-- BEGIN EXERCISE MATERIALS --

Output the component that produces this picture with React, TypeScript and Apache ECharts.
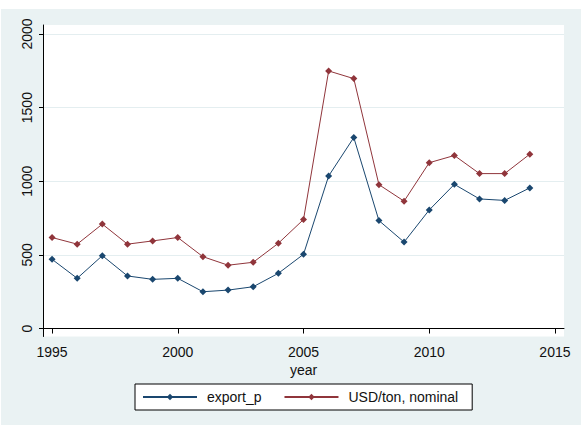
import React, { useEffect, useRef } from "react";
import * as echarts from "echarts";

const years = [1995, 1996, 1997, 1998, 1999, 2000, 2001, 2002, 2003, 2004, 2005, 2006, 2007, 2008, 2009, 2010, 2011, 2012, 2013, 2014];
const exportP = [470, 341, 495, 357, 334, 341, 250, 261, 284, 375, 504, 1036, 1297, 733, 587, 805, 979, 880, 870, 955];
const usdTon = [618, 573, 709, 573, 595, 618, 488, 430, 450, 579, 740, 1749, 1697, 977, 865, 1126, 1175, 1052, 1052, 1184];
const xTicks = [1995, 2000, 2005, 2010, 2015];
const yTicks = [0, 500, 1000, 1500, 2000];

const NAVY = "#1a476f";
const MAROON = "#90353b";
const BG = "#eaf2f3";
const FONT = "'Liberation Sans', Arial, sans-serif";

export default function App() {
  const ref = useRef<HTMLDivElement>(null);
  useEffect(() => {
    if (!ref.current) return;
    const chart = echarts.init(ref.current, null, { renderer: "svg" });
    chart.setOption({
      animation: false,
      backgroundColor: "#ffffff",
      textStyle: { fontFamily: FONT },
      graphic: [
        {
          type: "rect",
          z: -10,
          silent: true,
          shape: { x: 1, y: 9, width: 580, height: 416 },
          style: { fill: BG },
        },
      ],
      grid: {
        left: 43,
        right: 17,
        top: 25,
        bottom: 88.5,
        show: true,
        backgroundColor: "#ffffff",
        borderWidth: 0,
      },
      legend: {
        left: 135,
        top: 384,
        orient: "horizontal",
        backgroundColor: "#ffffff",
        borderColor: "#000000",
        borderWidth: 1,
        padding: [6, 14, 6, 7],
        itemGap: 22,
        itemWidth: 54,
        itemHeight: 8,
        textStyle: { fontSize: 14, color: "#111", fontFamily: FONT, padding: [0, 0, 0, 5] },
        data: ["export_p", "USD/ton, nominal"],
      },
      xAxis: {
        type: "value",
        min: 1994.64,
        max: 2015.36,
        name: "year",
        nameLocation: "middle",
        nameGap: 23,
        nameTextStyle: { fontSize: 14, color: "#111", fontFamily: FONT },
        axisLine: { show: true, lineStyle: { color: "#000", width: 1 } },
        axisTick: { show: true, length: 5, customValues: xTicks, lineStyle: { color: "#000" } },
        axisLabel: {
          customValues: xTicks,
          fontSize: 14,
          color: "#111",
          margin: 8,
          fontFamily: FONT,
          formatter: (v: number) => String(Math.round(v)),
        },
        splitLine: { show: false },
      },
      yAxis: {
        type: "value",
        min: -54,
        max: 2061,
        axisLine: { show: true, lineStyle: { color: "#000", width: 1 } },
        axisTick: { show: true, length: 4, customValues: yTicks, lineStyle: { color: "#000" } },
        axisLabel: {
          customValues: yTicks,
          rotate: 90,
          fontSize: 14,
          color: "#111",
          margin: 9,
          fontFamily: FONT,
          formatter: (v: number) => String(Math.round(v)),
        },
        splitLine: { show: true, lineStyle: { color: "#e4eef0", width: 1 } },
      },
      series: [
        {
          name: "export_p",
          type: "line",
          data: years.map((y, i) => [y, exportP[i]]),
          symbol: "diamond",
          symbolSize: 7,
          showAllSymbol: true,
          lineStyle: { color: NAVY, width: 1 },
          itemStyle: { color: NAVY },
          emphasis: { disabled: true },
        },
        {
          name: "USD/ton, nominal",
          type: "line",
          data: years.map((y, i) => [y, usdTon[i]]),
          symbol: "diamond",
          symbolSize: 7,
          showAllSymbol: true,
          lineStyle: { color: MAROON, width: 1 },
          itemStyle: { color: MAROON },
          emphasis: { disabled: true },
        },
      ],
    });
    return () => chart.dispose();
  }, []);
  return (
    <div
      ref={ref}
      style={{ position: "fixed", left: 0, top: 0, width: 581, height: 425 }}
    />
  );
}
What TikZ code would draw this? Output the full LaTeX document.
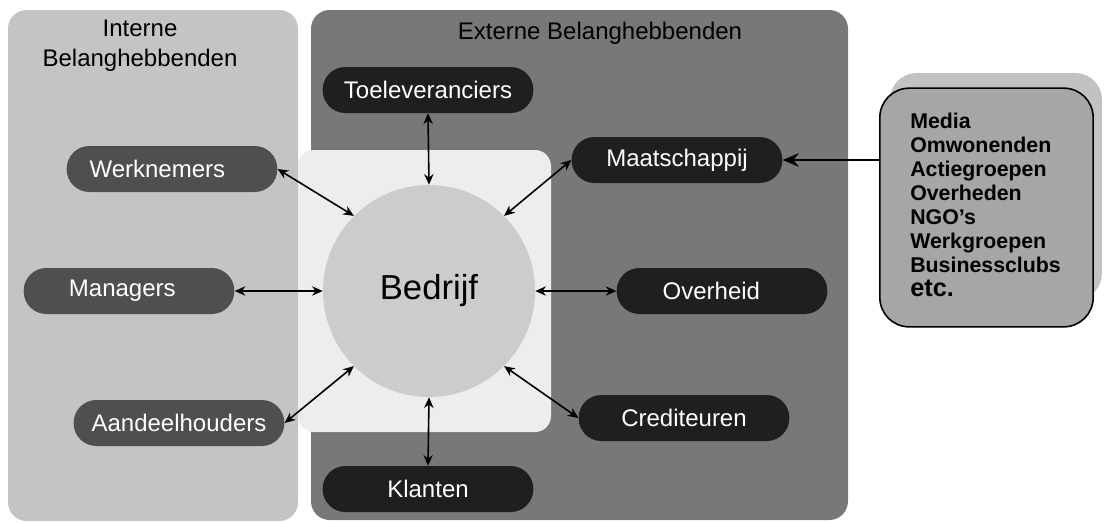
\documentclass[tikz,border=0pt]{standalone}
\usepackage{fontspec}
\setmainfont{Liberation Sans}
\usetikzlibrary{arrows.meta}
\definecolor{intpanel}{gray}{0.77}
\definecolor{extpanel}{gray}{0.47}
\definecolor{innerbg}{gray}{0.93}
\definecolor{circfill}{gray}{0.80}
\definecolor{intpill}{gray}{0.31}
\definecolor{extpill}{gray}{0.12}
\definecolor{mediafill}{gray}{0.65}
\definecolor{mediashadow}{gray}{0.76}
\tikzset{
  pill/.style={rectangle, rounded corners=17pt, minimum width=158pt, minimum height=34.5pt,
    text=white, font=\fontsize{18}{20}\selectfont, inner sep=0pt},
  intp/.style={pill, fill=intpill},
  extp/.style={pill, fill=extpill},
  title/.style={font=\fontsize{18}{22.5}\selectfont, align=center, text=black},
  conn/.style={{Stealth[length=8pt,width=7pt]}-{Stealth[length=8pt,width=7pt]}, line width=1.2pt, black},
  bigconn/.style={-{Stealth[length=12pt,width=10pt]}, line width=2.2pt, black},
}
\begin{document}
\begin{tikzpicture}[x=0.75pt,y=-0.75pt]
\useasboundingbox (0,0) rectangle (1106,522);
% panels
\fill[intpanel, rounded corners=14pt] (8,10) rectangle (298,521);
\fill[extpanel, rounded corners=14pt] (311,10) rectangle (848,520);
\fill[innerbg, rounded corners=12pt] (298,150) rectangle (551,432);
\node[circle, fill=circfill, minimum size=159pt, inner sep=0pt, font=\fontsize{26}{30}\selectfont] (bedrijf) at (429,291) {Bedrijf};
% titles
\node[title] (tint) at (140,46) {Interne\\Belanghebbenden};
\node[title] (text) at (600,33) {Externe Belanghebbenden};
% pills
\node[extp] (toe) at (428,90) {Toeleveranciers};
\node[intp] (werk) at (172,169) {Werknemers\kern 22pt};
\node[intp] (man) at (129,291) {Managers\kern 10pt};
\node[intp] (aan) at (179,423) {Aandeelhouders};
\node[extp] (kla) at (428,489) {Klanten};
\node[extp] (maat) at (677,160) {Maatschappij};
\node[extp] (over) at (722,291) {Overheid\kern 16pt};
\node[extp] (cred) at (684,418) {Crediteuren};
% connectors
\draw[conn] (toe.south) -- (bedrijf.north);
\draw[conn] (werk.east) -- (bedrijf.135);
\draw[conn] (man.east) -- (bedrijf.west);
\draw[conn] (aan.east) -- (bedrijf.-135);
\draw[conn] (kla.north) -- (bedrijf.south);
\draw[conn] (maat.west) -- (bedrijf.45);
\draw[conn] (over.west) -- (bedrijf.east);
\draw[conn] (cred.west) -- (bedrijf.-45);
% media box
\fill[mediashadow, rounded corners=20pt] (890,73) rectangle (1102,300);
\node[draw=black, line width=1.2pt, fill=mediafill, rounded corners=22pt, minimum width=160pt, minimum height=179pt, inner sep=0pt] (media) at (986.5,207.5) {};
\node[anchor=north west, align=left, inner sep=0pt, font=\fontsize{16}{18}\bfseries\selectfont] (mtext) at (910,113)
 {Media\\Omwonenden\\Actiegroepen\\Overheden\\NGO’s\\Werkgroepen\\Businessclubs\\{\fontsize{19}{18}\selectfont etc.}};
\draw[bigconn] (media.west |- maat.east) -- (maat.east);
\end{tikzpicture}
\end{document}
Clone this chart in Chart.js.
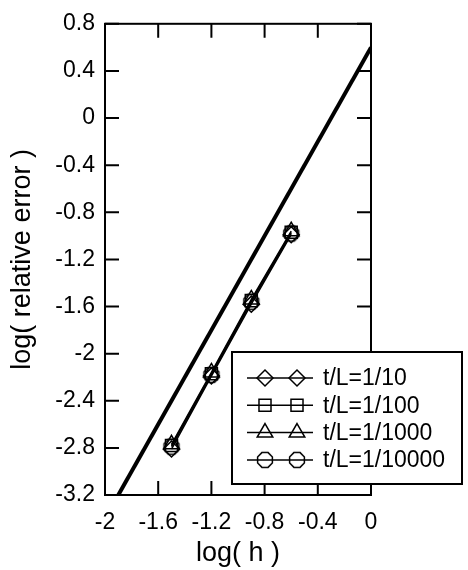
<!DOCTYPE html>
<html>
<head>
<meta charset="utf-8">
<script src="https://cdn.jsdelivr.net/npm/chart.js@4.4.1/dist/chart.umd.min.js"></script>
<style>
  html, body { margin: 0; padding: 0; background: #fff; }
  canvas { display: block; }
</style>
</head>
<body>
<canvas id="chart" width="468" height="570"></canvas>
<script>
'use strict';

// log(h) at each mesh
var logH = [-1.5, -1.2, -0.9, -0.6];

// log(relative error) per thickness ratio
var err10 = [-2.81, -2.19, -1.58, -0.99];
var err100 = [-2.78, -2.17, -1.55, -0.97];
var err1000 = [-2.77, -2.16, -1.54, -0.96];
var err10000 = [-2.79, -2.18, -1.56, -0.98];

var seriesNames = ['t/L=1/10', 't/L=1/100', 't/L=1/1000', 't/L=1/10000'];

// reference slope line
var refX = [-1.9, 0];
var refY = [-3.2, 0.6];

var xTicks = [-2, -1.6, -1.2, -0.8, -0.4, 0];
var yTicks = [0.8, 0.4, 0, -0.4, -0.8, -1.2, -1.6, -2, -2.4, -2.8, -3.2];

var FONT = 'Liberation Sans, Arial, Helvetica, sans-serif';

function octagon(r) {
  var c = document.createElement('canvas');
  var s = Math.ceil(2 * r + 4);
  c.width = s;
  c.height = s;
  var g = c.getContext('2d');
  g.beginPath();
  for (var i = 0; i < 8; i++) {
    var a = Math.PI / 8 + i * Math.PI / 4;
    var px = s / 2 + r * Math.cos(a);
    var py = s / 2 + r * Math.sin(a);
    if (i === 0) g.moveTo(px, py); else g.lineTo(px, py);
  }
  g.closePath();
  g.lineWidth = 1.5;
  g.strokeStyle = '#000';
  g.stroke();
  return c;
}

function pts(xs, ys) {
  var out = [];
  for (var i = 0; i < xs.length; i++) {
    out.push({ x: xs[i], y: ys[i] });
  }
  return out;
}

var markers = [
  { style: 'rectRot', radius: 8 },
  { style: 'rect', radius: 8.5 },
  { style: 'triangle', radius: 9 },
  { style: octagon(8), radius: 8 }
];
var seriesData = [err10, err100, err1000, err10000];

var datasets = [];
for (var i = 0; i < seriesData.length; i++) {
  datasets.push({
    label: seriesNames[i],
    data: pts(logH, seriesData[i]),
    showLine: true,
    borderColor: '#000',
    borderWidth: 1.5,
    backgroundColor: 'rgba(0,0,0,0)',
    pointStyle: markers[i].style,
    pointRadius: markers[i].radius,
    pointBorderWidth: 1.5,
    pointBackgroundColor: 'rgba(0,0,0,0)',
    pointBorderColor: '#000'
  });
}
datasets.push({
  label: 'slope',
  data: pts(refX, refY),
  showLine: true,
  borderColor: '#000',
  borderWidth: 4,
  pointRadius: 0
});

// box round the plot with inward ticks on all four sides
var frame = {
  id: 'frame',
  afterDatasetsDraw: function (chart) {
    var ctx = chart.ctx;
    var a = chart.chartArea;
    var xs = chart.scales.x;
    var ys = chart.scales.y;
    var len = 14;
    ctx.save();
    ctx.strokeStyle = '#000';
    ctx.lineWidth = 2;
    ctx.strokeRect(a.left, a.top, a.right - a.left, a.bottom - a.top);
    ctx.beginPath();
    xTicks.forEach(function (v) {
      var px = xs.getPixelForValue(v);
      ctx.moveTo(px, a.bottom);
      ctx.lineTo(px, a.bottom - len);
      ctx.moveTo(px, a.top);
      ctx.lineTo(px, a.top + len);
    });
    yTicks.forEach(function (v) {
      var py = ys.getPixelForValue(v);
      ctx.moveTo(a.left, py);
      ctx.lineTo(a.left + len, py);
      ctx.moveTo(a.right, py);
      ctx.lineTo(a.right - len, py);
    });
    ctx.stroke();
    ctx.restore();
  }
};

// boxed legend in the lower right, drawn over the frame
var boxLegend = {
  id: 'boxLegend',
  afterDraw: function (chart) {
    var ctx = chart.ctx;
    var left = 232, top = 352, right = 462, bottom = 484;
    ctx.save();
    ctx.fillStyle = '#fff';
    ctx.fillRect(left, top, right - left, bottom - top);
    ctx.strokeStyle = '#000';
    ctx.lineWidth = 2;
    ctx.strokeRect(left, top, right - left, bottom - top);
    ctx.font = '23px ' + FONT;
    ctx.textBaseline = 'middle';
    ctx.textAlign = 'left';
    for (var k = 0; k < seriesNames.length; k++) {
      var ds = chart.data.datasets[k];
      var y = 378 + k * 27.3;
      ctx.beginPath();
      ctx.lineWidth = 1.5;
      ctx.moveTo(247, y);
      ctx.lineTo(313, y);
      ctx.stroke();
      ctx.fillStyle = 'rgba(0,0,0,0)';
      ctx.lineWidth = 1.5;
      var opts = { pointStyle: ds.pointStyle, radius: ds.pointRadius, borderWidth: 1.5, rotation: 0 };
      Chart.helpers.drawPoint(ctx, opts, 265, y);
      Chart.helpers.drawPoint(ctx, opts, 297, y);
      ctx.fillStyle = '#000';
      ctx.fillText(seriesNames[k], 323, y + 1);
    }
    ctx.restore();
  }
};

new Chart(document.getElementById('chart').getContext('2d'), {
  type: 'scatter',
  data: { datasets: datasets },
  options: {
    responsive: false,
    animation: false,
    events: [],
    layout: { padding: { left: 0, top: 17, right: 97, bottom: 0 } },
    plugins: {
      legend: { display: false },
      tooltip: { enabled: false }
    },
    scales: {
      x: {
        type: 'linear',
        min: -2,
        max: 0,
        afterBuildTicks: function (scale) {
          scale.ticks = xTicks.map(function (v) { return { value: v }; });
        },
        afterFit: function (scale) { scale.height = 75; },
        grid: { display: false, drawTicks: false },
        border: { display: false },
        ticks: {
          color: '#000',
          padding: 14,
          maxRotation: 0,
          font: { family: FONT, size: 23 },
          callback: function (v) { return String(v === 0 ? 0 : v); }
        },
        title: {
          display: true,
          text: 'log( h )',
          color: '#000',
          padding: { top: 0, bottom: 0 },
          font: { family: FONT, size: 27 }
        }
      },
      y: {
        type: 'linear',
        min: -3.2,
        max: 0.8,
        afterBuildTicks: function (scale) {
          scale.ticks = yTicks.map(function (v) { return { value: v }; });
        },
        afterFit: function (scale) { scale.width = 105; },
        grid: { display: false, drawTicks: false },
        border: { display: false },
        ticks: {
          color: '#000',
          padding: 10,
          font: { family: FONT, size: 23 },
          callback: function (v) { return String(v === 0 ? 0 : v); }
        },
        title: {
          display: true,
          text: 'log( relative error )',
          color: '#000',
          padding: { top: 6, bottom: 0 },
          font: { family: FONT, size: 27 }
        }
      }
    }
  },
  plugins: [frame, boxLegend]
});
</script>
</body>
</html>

-- END EXERCISE MATERIALS --

- [EXERCISE DESCRIPTION]:
Leave the pictures out and reproduce exactly the lines from the top of the listing above through the line with "import * as".

- [EXERCISE RESPONSE]:
Output the component that produces this picture with React, TypeScript and Apache ECharts.
import React, { useEffect, useRef } from "react";
import * as echarts from "echarts";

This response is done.